Without the images, write out the whole listing exactly.

***

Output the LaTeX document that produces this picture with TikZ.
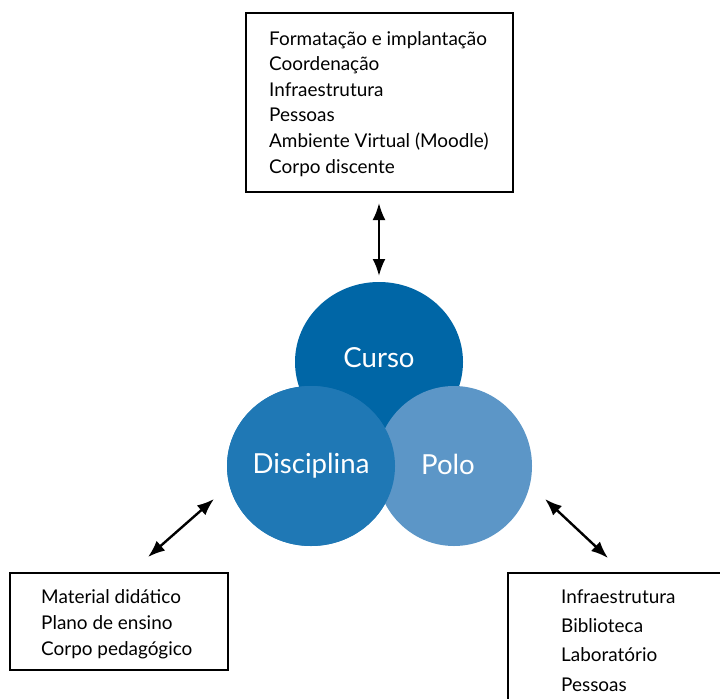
\documentclass[tikz,border=0pt]{standalone}
\usepackage{fontspec}
\setmainfont{Lato}
\usepackage{tikz}
\usetikzlibrary{arrows.meta,positioning,shapes.geometric}

\definecolor{cursocol}{rgb}{0.0,0.40,0.65}
\definecolor{disccol}{rgb}{0.12,0.47,0.71}
\definecolor{polocol}{rgb}{0.36,0.59,0.78}

\tikzset{
  circ/.style={ellipse, minimum width=168bp, minimum height=160bp, inner sep=0pt,
    text=white, font=\fontsize{27.7}{32}\selectfont},
  listbox/.style={draw=black, line width=1.6bp, inner sep=0pt},
  listtext/.style={align=left, inner sep=0pt, anchor=base west},
  link/.style={<->, line width=2.4bp, >={Latex[length=17bp,width=13bp]}},
}

\begin{document}
\begin{tikzpicture}[x=1bp,y=-1bp]
  \useasboundingbox (0,0) rectangle (720,699);
%%
  % Node: Curso
  \node[circ, fill=cursocol] (curso) at (379,362) {};
  \node[text=white, font=\fontsize{27.7}{32}\selectfont] (cursolbl) at (379,358) {Curso};
  % Node: Disciplina
  \node[circ, fill=disccol] (disc) at (311,466) {};
  % Node: Polo
  \node[circ, fill=polocol, minimum width=156bp] (polo) at (454,466) {};
  % Disciplina is drawn again over Polo
  \node[circ, fill=disccol] at (311,466) {Disciplina};
  \node[text=white, font=\fontsize{27.7}{32}\selectfont] (pololbl) at (448,464) {Polo};
  % Node: Curso list (base = last line)
  \node[listbox, minimum width=267bp, minimum height=179bp] (cursobox) at (379.5,102.5) {};
  \node[listtext, font=\fontsize{19}{25.6}\selectfont] (cursotxt) at (269,173) {%
    Formatação e implantação\\
    Coordenação\\
    Infraestrutura\\
    Pessoas\\
    Ambiente Virtual (Moodle)\\
    Corpo discente};
  % Node: Disciplina list
  \node[listbox, minimum width=218bp, minimum height=97bp] (discbox) at (119,621.5) {};
  \node[listtext, font=\fontsize{19}{26.3}\selectfont] (disctxt) at (41,655.5) {%
    Material didático\\
    Plano de ensino\\
    Corpo pedagógico};
  % Node: Polo list
  \node[listbox, minimum width=240bp, minimum height=150bp] (polobox) at (628,648) {};
  \node[listtext, font=\fontsize{19}{29.2}\selectfont] (polotxt) at (561,691) {%
    Infraestrutura\\
    Biblioteca\\
    Laboratório\\
    Pessoas};
  % Edge: Curso list <-> Curso
  \coordinate (cursoA) at (379,203);
  \coordinate (cursoB) at (379,276);
  \draw[link] (cursoA) -- (cursoB);
  % Edge: Disciplina <-> Disciplina list
  \coordinate (discA) at (214,499);
  \coordinate (discB) at (148,557);
  \draw[link] (discA) -- (discB);
  % Edge: Polo <-> Polo list
  \coordinate (poloA) at (545,499);
  \coordinate (poloB) at (608,558);
  \draw[link] (poloA) -- (poloB);
%
\end{tikzpicture}
\end{document}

***

OUTPUT BELOW |
Output the LaTeX document that produces this picture with TikZ.
\documentclass[tikz,border=0pt]{standalone}
\usepackage{fontspec}
\setmainfont{Lato}
\usepackage{tikz}
\usetikzlibrary{arrows.meta,positioning,shapes.geometric}

\definecolor{cursocol}{rgb}{0.0,0.40,0.65}
\definecolor{disccol}{rgb}{0.12,0.47,0.71}
\definecolor{polocol}{rgb}{0.36,0.59,0.78}

\tikzset{
  circ/.style={ellipse, minimum width=168bp, minimum height=160bp, inner sep=0pt,
    text=white, font=\fontsize{27.7}{32}\selectfont},
  listbox/.style={draw=black, line width=1.6bp, inner sep=0pt},
  listtext/.style={align=left, inner sep=0pt, anchor=base west},
  link/.style={<->, line width=2.4bp, >={Latex[length=17bp,width=13bp]}},
}

\begin{document}
\begin{tikzpicture}[x=1bp,y=-1bp]
  \useasboundingbox (0,0) rectangle (720,699);
%%
  % Node: Curso
  \node[circ, fill=cursocol] (curso) at (379,362) {};
  \node[text=white, font=\fontsize{27.7}{32}\selectfont] (cursolbl) at (379,358) {Curso};
  % Node: Disciplina
  \node[circ, fill=disccol] (disc) at (311,466) {};
  % Node: Polo
  \node[circ, fill=polocol, minimum width=156bp] (polo) at (454,466) {};
  % Disciplina is drawn again over Polo
  \node[circ, fill=disccol] at (311,466) {Disciplina};
  \node[text=white, font=\fontsize{27.7}{32}\selectfont] (pololbl) at (448,464) {Polo};
  % Node: Curso list (base = last line)
  \node[listbox, minimum width=267bp, minimum height=179bp] (cursobox) at (379.5,102.5) {};
  \node[listtext, font=\fontsize{19}{25.6}\selectfont] (cursotxt) at (269,173) {%
    Formatação e implantação\\
    Coordenação\\
    Infraestrutura\\
    Pessoas\\
    Ambiente Virtual (Moodle)\\
    Corpo discente};
  % Node: Disciplina list
  \node[listbox, minimum width=218bp, minimum height=97bp] (discbox) at (119,621.5) {};
  \node[listtext, font=\fontsize{19}{26.3}\selectfont] (disctxt) at (41,655.5) {%
    Material didático\\
    Plano de ensino\\
    Corpo pedagógico};
  % Node: Polo list
  \node[listbox, minimum width=240bp, minimum height=150bp] (polobox) at (628,648) {};
  \node[listtext, font=\fontsize{19}{29.2}\selectfont] (polotxt) at (561,691) {%
    Infraestrutura\\
    Biblioteca\\
    Laboratório\\
    Pessoas};
  % Edge: Curso list <-> Curso
  \coordinate (cursoA) at (379,203);
  \coordinate (cursoB) at (379,276);
  \draw[link] (cursoA) -- (cursoB);
  % Edge: Disciplina <-> Disciplina list
  \coordinate (discA) at (214,499);
  \coordinate (discB) at (148,557);
  \draw[link] (discA) -- (discB);
  % Edge: Polo <-> Polo list
  \coordinate (poloA) at (545,499);
  \coordinate (poloB) at (608,558);
  \draw[link] (poloA) -- (poloB);
%
\end{tikzpicture}
\end{document}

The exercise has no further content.